NEWS & ANALYSIS

Malema files court papers challenging constitutionality of Trespassing Act

Application comes on back of land invasion case EFF leader is facing

Malema files court papers challenging constitutionality of Trespassing Act

6 July 2017

Johannesburg – The Economic Freedom Fighters (EFF) filed papers in the High Court in Pretoria on Wednesday challenging the constitutionality of the Trespassing Act.

The application comes on the backfoot of the land invasion case which EFF leader, Julius Malema, is facing at the regional court in Newcastle.

For now the land invasion trial, which was due to begin this week in Newcastle, has been postponed to September 1 pending the outcome of the high court application.

NPA spokesperson, Luvuyo Mfaku, confirmed that Malema's lawyer Tumi Mokoena had filed papers at the high court.

"They are challenging certain sections of the Trespass Act 6 of 1959," said Mfaku.

The postponement, which was heard at the regional court in Newcastle on Thursday, was processed in the absence of Malema and Mokoena.

The pair had asked the court for permission to be excused when they appeared briefly before magistrate Theunis Christiaan Lotter Colditz on Tuesday morning.

It emerged in court that Malema was seeking a high court order to declare the case against him unconstitutional, irrational and for it to be set aside.

Malema is in hot water for calling on EFF supporters to invade unoccupied land in 2016.

Malema's resistance

According to the charge sheet, he has been accused of incitement to commit a crime on November 7, 2016, in Newcastle.

He has already been charged twice (in Newcastle and in Bloemfontein), under the Riotous Assemblies Act.

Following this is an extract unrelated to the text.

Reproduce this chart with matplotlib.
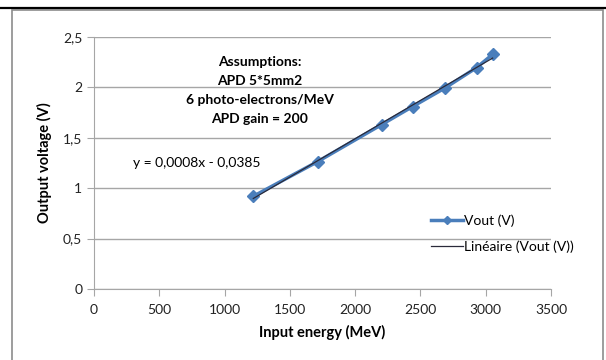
import numpy as np
import matplotlib.pyplot as plt
from matplotlib.patches import Rectangle
from matplotlib.lines import Line2D
from matplotlib.ticker import FuncFormatter

plt.rcParams['font.family'] = ['Lato', 'DejaVu Sans']

energy = [1220, 1713, 2203, 2440, 2688, 2930, 3053]
vout = [0.92, 1.264, 1.631, 1.81, 1.994, 2.196, 2.328]
notes = ["Assumptions:", "APD 5*5mm2", "6 photo-electrons/MeV", "APD gain = 200"]

blue = '#4a7ebb'
grid_c = '#a6a6a6'

fig = plt.figure(figsize=(6.06, 3.6), dpi=100)
ax = fig.add_axes([94 / 606, 1 - 289 / 360, (551 - 94) / 606, (289 - 37) / 360])

# outer chart frame + top black rule
fig.add_artist(Rectangle((12 / 606, -0.1), (603 - 12) / 606, 1.1 - 10 / 360,
                         transform=fig.transFigure, fill=False,
                         edgecolor='#8c8c8c', linewidth=1.2))
fig.add_artist(Line2D([0, 1], [1 - 8 / 360, 1 - 8 / 360],
                      transform=fig.transFigure, color='black', linewidth=1.6))

ax.plot(energy, vout, color=blue, linewidth=2.5, marker='D', markersize=6,
        label='Vout (V)', zorder=3)

# linear trend line
slope, icpt = np.polyfit(energy, vout, 1)
xs = np.array([min(energy), max(energy)])
ax.plot(xs, slope * xs + icpt, color='#2a2a3a', linewidth=0.9,
        label='Linéaire (Vout (V))', zorder=4)

ax.set_xlim(0, 3500)
ax.set_ylim(0, 2.5)
ax.set_xticks(np.arange(0, 3501, 500))
ax.set_yticks(np.arange(0, 2.51, 0.5))
ax.yaxis.set_major_formatter(FuncFormatter(lambda v, p: ('%g' % v).replace('.', ',')))
ax.grid(axis='y', color=grid_c, linewidth=1)
ax.set_axisbelow(True)
for s in ['top', 'right']:
    ax.spines[s].set_visible(False)
for s in ['left', 'bottom']:
    ax.spines[s].set_color(grid_c)
ax.tick_params(colors=grid_c, labelcolor='#222222', labelsize=10, length=5)
ax.tick_params(axis='x', pad=6)

ax.set_xlabel('Input energy (MeV)', fontsize=10.5, fontweight='bold', labelpad=6)
ax.set_ylabel('Output voltage (V)', fontsize=10.5, fontweight='bold', labelpad=8)

ax.text(1270, 1.97, '\n'.join(notes), ha='center', va='center',
        fontsize=10, fontweight='bold', linespacing=1.72)
ax.text(790, 1.25, 'y = 0,0008x - 0,0385', ha='center', va='center', fontsize=10)

ax.legend(loc='center left', bbox_to_anchor=(0.71, 0.22), frameon=False,
          fontsize=10, handlelength=2.3, handletextpad=0.1, labelspacing=1.0,
          markerscale=0.75)

fig.savefig('out.png', dpi=100)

And he is currently challenging the constitutionality of the Riotous Assemblies Act at the Constitutional Court.

On Tuesday, shortly after the postponement, Malema told the media that he believed that the charges against him were malicious and politically motivated.

"They want to undermine the call for people to occupy the land because they think that this programme is working and it is benefiting a lot of people. They have no intention of ensuring that black people get the land back - and by getting the land back, they get their dignity back."

A defiant Malema said he would not back down on the call for people to occupy land.

"Our call still stands: People must occupy land. That is what the Freedom Charter says and if any court finds me guilty then it will have to find the Freedom Charter an illegal document," he said.

Malema said his defence planned to use the Freedom Charter, statements made by former president Nelson Mandela and Oliver Tambo to defend his call.